Would you print the records below from the first line through the line containing "1.39e9, 3.94e9, 1.0e10]", skipping the pictures?
= = =
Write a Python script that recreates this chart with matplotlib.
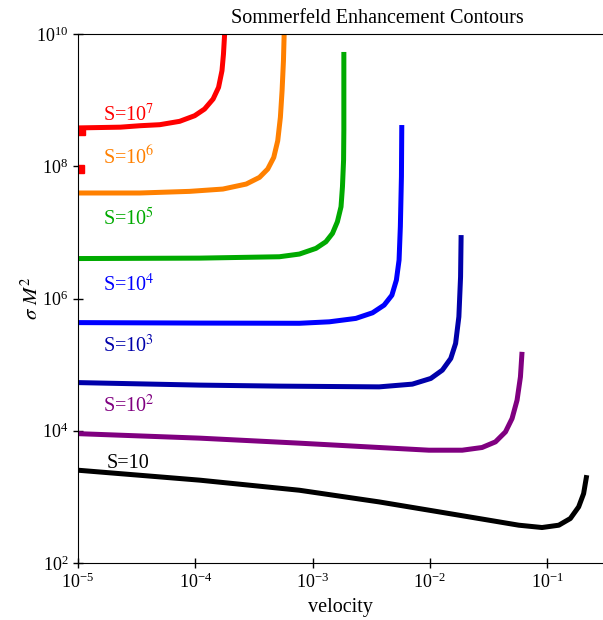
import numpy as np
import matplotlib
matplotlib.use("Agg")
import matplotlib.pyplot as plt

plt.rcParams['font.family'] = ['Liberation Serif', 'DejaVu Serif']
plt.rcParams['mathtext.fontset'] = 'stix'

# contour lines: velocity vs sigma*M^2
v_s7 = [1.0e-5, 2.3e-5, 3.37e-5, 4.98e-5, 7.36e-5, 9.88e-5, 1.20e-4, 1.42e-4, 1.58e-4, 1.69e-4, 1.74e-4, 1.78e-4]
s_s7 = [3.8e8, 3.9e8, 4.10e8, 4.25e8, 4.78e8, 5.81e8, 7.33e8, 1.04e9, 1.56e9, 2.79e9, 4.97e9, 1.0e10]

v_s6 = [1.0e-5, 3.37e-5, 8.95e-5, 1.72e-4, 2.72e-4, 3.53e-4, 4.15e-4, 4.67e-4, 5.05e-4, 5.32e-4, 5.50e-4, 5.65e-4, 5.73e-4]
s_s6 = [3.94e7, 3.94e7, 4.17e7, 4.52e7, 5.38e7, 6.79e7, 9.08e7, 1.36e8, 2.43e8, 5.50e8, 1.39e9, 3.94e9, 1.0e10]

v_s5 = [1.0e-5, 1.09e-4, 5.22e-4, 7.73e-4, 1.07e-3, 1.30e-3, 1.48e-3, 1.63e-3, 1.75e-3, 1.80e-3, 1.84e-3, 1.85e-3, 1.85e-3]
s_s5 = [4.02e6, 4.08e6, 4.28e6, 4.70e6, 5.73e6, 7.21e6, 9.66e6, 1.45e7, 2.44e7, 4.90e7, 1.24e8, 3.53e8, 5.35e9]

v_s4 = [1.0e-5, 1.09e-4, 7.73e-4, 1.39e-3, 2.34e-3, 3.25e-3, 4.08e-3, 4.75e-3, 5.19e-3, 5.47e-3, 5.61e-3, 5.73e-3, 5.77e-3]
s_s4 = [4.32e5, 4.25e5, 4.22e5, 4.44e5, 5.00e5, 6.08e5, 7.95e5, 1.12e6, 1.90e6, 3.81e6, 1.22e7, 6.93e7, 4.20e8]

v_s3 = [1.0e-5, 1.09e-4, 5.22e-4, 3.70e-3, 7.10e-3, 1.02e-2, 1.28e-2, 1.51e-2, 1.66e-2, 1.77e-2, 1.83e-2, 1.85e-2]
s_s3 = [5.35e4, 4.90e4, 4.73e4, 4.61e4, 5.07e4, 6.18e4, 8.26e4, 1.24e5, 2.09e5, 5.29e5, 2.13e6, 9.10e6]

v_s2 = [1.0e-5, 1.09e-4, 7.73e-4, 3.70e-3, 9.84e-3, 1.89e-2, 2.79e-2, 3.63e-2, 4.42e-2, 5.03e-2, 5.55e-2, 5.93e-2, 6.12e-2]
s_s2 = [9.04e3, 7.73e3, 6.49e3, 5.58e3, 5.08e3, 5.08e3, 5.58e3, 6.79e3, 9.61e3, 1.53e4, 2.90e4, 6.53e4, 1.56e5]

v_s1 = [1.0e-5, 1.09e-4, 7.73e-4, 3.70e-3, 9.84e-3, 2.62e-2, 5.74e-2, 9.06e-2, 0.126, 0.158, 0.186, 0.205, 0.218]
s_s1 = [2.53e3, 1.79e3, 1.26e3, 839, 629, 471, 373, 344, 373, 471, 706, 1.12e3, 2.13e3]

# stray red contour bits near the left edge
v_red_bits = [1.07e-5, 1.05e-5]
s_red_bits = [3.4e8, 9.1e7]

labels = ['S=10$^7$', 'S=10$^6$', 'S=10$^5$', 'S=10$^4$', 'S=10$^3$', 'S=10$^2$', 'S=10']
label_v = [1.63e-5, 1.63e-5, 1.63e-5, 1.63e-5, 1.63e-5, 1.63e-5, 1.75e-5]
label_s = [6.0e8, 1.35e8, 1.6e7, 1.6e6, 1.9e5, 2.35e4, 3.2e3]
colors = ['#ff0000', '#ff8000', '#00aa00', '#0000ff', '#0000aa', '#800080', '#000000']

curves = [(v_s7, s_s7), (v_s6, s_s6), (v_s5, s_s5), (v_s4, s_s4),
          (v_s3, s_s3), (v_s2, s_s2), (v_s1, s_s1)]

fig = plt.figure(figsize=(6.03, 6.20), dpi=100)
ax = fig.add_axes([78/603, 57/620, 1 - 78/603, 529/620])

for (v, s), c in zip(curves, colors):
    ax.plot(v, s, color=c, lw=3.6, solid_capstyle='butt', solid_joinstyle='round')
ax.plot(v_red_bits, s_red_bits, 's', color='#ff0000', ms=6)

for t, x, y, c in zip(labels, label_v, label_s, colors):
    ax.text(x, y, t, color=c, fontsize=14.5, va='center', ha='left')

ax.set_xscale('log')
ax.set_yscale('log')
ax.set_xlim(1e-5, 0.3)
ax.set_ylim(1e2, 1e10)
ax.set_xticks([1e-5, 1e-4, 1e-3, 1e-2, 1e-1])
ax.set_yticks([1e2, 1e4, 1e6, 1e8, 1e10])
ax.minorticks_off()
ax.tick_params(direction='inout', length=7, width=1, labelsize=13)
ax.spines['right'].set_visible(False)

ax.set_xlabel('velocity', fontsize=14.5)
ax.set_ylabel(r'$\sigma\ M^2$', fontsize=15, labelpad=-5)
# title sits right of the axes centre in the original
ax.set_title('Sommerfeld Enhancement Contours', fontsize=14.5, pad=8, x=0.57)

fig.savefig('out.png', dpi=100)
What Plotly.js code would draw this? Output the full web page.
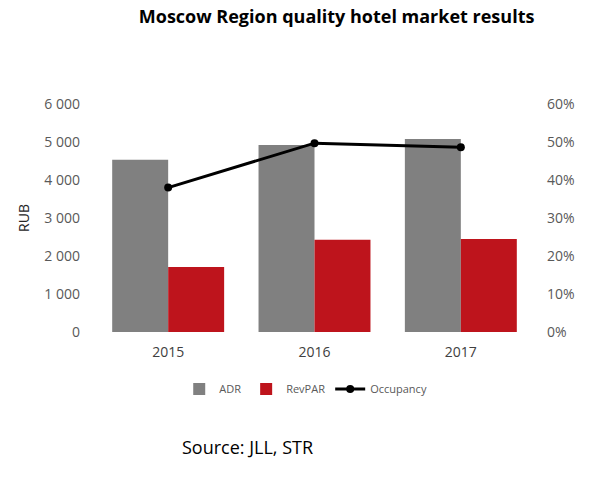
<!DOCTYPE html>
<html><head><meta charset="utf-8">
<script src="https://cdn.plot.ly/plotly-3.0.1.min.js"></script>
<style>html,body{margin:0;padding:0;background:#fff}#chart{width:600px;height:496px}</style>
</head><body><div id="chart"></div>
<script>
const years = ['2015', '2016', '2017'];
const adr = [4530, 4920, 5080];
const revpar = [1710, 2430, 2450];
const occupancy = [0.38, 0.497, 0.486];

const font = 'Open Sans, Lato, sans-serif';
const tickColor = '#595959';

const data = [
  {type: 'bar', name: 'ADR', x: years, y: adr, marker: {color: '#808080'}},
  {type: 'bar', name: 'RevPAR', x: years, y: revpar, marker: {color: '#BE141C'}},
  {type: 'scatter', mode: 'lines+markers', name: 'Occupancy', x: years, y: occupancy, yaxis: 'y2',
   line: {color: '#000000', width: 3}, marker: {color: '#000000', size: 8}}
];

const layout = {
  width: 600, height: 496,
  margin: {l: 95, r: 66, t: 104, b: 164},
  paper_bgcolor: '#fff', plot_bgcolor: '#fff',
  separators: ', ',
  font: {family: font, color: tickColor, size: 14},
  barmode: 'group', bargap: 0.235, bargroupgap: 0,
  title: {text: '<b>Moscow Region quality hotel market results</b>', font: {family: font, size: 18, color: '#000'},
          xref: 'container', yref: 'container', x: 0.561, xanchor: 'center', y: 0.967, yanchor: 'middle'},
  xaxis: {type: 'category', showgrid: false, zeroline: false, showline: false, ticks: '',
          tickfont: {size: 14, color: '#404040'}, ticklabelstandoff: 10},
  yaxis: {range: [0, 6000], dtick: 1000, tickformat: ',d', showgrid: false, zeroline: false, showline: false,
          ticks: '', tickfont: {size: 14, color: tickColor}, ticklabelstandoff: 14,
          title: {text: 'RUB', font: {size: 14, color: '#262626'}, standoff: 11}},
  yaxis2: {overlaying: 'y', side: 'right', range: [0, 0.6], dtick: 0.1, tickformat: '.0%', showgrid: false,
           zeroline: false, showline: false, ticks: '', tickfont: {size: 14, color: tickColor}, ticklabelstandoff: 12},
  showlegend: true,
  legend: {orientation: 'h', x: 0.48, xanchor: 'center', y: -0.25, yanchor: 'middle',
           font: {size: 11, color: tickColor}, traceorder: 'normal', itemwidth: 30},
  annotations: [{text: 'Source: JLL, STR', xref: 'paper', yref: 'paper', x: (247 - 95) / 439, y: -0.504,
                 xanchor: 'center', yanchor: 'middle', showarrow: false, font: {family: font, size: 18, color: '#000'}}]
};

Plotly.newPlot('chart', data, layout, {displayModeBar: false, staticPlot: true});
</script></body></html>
= = =
**Correct answer:**
Write a Python script that recreates this chart with matplotlib.
import numpy as np
import matplotlib
matplotlib.use("Agg")
import matplotlib.pyplot as plt

plt.rcParams['font.family'] = ['Liberation Serif', 'DejaVu Serif']
plt.rcParams['mathtext.fontset'] = 'stix'

# contour lines: velocity vs sigma*M^2
v_s7 = [1.0e-5, 2.3e-5, 3.37e-5, 4.98e-5, 7.36e-5, 9.88e-5, 1.20e-4, 1.42e-4, 1.58e-4, 1.69e-4, 1.74e-4, 1.78e-4]
s_s7 = [3.8e8, 3.9e8, 4.10e8, 4.25e8, 4.78e8, 5.81e8, 7.33e8, 1.04e9, 1.56e9, 2.79e9, 4.97e9, 1.0e10]

v_s6 = [1.0e-5, 3.37e-5, 8.95e-5, 1.72e-4, 2.72e-4, 3.53e-4, 4.15e-4, 4.67e-4, 5.05e-4, 5.32e-4, 5.50e-4, 5.65e-4, 5.73e-4]
s_s6 = [3.94e7, 3.94e7, 4.17e7, 4.52e7, 5.38e7, 6.79e7, 9.08e7, 1.36e8, 2.43e8, 5.50e8, 1.39e9, 3.94e9, 1.0e10]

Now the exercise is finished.